There's something immensely graceless in a film about a loser who befriends and courts the spunky girl next-doll with pursed lips and tight jaws signifying that strange and outdated concept known as silent love.
In comparison, the other man (played by a not-unlikable newcomer Karan Hukku) comes across smelling like roses. He reminds you of all those lonely eligible bachelor-tycoon types from Vinod Khanna in Chandni to Himanshu Malik in Tum Bin…The spunky lass Kajal (played by the spunky Takia) loves the loser with a permanent hangdog expression, as though he has just come out of a terrible illness and was in desperate need of sympathy.
Sympathy is what the makers of this anemic love story need for attempting a tale that's as stale pale and frail as a yatch with no sail.
Material for a tele-film is turned into a baggy feature bogged down by cardboard characters and sidekicks who chase everything in skirts and bikinis.
The South African beaches offer the 'Lovely' director a chance to focus his creaky vision on butts and bosoms.
The script (by Rahul Singh) is what a love-stuck adolescent would write for a school competition. It portrays the characters as a bunch of nerds best left in the pages of a pavement pulp novel for girls between the ages of 9 and 12.
The editing (by Steven Bernard) alternates courtship scenes between Kapoor and Takia with comic relief. But what relief do we obtain from the tedium of watching a feature film that mistakes cinema for the home medium?

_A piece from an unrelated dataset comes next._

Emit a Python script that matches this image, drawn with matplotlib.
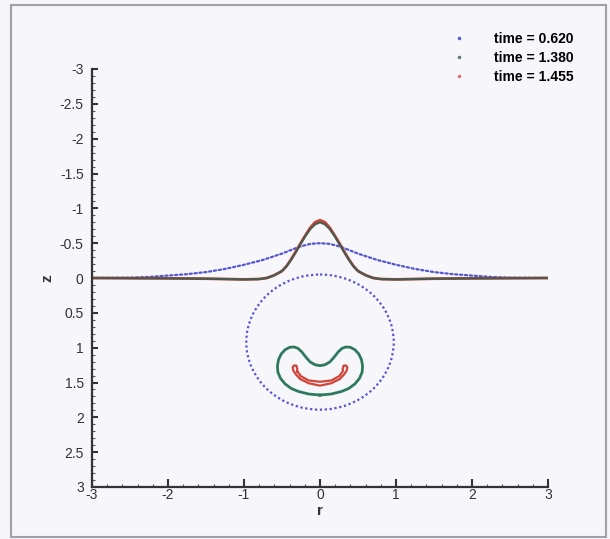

The performances leave you cold and shivery waiting for one moment to connect with the characters. That moment never comes.
A word of advice. Watch Kareena Kapoor's sizzling item song at home and stay away from this dead-at-the-centre love triangle about a boy who deserves no love, a girl who deserves more love, her suitor who deserves no-more love and an audience that deserves the cinema that it gets.